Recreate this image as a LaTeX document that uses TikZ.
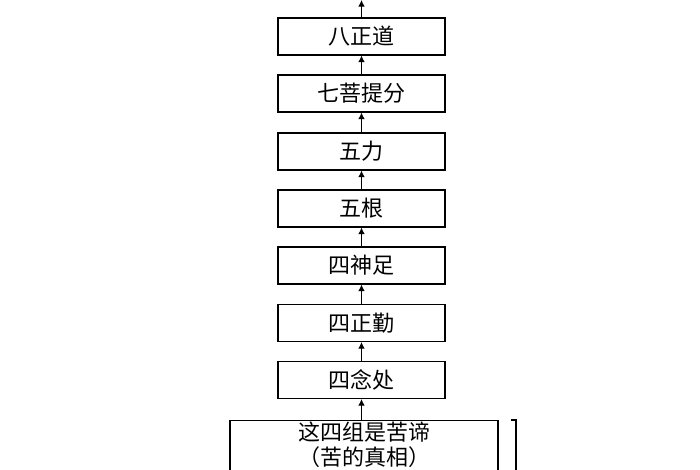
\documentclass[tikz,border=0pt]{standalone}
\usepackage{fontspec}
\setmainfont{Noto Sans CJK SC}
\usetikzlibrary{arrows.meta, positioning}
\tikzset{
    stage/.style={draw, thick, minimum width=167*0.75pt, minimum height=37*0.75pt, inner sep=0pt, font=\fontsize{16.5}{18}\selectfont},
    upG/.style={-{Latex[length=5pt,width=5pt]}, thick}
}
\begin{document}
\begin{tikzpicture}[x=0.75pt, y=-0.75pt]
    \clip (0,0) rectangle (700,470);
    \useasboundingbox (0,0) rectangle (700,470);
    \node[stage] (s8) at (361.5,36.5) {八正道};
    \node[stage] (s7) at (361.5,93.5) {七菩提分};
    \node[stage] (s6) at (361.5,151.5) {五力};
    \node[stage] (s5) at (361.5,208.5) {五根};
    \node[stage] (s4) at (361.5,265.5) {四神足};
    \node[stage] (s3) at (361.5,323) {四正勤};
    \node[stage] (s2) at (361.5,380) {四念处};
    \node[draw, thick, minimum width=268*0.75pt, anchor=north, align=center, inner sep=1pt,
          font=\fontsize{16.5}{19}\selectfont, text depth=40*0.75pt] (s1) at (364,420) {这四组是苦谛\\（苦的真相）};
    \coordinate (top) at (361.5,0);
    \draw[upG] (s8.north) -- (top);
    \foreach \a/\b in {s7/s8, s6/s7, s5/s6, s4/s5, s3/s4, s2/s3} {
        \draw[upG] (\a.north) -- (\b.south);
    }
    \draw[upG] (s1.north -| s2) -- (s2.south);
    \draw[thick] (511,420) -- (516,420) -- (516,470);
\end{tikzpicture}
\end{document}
+--
Aim of the task: In your copy, leave out the pictures and reproduce the material above exactly.

Written answer:
Recreate this image as a LaTeX document that uses TikZ.
\documentclass[tikz,border=0pt]{standalone}
\usepackage{fontspec}
\setmainfont{Noto Sans CJK SC}
\usetikzlibrary{arrows.meta, positioning}
\tikzset{
    stage/.style={draw, thick, minimum width=167*0.75pt, minimum height=37*0.75pt, inner sep=0pt, font=\fontsize{16.5}{18}\selectfont},
    upG/.style={-{Latex[length=5pt,width=5pt]}, thick}
}
\begin{document}
\begin{tikzpicture}[x=0.75pt, y=-0.75pt]
    \clip (0,0) rectangle (700,470);
    \useasboundingbox (0,0) rectangle (700,470);
    \node[stage] (s8) at (361.5,36.5) {八正道};
    \node[stage] (s7) at (361.5,93.5) {七菩提分};
    \node[stage] (s6) at (361.5,151.5) {五力};
    \node[stage] (s5) at (361.5,208.5) {五根};
    \node[stage] (s4) at (361.5,265.5) {四神足};
    \node[stage] (s3) at (361.5,323) {四正勤};
    \node[stage] (s2) at (361.5,380) {四念处};
    \node[draw, thick, minimum width=268*0.75pt, anchor=north, align=center, inner sep=1pt,
          font=\fontsize{16.5}{19}\selectfont, text depth=40*0.75pt] (s1) at (364,420) {这四组是苦谛\\（苦的真相）};
    \coordinate (top) at (361.5,0);
    \draw[upG] (s8.north) -- (top);
    \foreach \a/\b in {s7/s8, s6/s7, s5/s6, s4/s5, s3/s4, s2/s3} {
        \draw[upG] (\a.north) -- (\b.south);
    }
    \draw[upG] (s1.north -| s2) -- (s2.south);
    \draw[thick] (511,420) -- (516,420) -- (516,470);
\end{tikzpicture}
\end{document}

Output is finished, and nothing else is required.